### What is expected
Would you quote the material below in full and unchanged?

### Provided material

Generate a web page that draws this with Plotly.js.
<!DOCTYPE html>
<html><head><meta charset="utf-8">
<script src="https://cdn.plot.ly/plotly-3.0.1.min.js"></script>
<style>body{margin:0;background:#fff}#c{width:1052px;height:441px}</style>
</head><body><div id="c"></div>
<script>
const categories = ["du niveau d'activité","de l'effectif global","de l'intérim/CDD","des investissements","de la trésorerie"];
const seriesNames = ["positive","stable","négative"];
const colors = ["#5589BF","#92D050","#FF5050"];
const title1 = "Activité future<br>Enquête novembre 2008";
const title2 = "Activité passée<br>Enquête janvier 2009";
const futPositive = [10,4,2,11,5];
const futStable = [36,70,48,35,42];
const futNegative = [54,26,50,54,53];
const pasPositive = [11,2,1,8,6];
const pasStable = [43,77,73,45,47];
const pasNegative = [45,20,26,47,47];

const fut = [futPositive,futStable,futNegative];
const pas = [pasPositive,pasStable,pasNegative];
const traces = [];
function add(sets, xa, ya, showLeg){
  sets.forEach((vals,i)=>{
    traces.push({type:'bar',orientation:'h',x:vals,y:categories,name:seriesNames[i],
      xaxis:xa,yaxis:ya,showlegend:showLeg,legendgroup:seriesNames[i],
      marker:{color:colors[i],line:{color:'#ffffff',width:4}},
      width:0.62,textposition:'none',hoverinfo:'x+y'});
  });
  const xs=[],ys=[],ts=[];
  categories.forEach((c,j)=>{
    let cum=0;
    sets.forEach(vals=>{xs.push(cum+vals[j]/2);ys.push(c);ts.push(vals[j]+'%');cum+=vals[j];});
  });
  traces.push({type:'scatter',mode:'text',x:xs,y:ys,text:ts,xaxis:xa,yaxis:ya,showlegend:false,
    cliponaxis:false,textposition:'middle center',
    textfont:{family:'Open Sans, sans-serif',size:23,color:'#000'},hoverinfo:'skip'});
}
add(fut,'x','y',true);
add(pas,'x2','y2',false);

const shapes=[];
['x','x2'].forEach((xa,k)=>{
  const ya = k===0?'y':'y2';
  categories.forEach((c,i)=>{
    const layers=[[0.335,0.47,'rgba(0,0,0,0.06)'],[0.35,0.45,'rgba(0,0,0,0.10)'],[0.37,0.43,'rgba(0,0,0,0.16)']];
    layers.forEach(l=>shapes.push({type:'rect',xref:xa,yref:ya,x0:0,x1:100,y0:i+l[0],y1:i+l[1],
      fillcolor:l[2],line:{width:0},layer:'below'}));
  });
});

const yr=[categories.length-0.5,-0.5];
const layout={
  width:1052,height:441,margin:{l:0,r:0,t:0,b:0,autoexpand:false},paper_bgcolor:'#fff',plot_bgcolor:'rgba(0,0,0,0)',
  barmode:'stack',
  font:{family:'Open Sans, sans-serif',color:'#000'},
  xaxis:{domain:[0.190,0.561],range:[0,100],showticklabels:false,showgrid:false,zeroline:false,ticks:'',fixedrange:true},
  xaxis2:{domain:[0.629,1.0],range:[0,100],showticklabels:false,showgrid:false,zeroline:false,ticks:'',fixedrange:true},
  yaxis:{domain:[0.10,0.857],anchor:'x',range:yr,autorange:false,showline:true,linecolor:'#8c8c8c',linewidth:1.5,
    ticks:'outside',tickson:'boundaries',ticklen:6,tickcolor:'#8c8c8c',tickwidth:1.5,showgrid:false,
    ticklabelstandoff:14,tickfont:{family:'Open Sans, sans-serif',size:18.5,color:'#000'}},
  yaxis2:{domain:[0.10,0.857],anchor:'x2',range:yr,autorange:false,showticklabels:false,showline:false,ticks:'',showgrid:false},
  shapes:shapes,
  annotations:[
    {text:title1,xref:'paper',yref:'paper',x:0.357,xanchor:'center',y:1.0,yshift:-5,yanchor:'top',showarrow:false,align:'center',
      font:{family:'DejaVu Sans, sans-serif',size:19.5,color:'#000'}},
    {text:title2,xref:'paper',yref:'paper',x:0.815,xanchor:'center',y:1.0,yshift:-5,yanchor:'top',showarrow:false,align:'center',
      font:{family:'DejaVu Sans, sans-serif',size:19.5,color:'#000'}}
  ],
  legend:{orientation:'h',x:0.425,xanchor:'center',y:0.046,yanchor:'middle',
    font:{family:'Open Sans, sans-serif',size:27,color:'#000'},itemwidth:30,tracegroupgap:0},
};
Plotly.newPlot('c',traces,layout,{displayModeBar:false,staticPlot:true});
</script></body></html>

### Task response
Generate a web page that draws this with Plotly.js.
<!DOCTYPE html>
<html><head><meta charset="utf-8">
<script src="https://cdn.plot.ly/plotly-3.0.1.min.js"></script>
<style>body{margin:0;background:#fff}#c{width:1052px;height:441px}</style>
</head><body><div id="c"></div>
<script>
const categories = ["du niveau d'activité","de l'effectif global","de l'intérim/CDD","des investissements","de la trésorerie"];
const seriesNames = ["positive","stable","négative"];
const colors = ["#5589BF","#92D050","#FF5050"];
const title1 = "Activité future<br>Enquête novembre 2008";
const title2 = "Activité passée<br>Enquête janvier 2009";
const futPositive = [10,4,2,11,5];
const futStable = [36,70,48,35,42];
const futNegative = [54,26,50,54,53];
const pasPositive = [11,2,1,8,6];
const pasStable = [43,77,73,45,47];
const pasNegative = [45,20,26,47,47];

const fut = [futPositive,futStable,futNegative];
const pas = [pasPositive,pasStable,pasNegative];
const traces = [];
function add(sets, xa, ya, showLeg){
  sets.forEach((vals,i)=>{
    traces.push({type:'bar',orientation:'h',x:vals,y:categories,name:seriesNames[i],
      xaxis:xa,yaxis:ya,showlegend:showLeg,legendgroup:seriesNames[i],
      marker:{color:colors[i],line:{color:'#ffffff',width:4}},
      width:0.62,textposition:'none',hoverinfo:'x+y'});
  });
  const xs=[],ys=[],ts=[];
  categories.forEach((c,j)=>{
    let cum=0;
    sets.forEach(vals=>{xs.push(cum+vals[j]/2);ys.push(c);ts.push(vals[j]+'%');cum+=vals[j];});
  });
  traces.push({type:'scatter',mode:'text',x:xs,y:ys,text:ts,xaxis:xa,yaxis:ya,showlegend:false,
    cliponaxis:false,textposition:'middle center',
    textfont:{family:'Open Sans, sans-serif',size:23,color:'#000'},hoverinfo:'skip'});
}
add(fut,'x','y',true);
add(pas,'x2','y2',false);

const shapes=[];
['x','x2'].forEach((xa,k)=>{
  const ya = k===0?'y':'y2';
  categories.forEach((c,i)=>{
    const layers=[[0.335,0.47,'rgba(0,0,0,0.06)'],[0.35,0.45,'rgba(0,0,0,0.10)'],[0.37,0.43,'rgba(0,0,0,0.16)']];
    layers.forEach(l=>shapes.push({type:'rect',xref:xa,yref:ya,x0:0,x1:100,y0:i+l[0],y1:i+l[1],
      fillcolor:l[2],line:{width:0},layer:'below'}));
  });
});

const yr=[categories.length-0.5,-0.5];
const layout={
  width:1052,height:441,margin:{l:0,r:0,t:0,b:0,autoexpand:false},paper_bgcolor:'#fff',plot_bgcolor:'rgba(0,0,0,0)',
  barmode:'stack',
  font:{family:'Open Sans, sans-serif',color:'#000'},
  xaxis:{domain:[0.190,0.561],range:[0,100],showticklabels:false,showgrid:false,zeroline:false,ticks:'',fixedrange:true},
  xaxis2:{domain:[0.629,1.0],range:[0,100],showticklabels:false,showgrid:false,zeroline:false,ticks:'',fixedrange:true},
  yaxis:{domain:[0.10,0.857],anchor:'x',range:yr,autorange:false,showline:true,linecolor:'#8c8c8c',linewidth:1.5,
    ticks:'outside',tickson:'boundaries',ticklen:6,tickcolor:'#8c8c8c',tickwidth:1.5,showgrid:false,
    ticklabelstandoff:14,tickfont:{family:'Open Sans, sans-serif',size:18.5,color:'#000'}},
  yaxis2:{domain:[0.10,0.857],anchor:'x2',range:yr,autorange:false,showticklabels:false,showline:false,ticks:'',showgrid:false},
  shapes:shapes,
  annotations:[
    {text:title1,xref:'paper',yref:'paper',x:0.357,xanchor:'center',y:1.0,yshift:-5,yanchor:'top',showarrow:false,align:'center',
      font:{family:'DejaVu Sans, sans-serif',size:19.5,color:'#000'}},
    {text:title2,xref:'paper',yref:'paper',x:0.815,xanchor:'center',y:1.0,yshift:-5,yanchor:'top',showarrow:false,align:'center',
      font:{family:'DejaVu Sans, sans-serif',size:19.5,color:'#000'}}
  ],
  legend:{orientation:'h',x:0.425,xanchor:'center',y:0.046,yanchor:'middle',
    font:{family:'Open Sans, sans-serif',size:27,color:'#000'},itemwidth:30,tracegroupgap:0},
};
Plotly.newPlot('c',traces,layout,{displayModeBar:false,staticPlot:true});
</script></body></html>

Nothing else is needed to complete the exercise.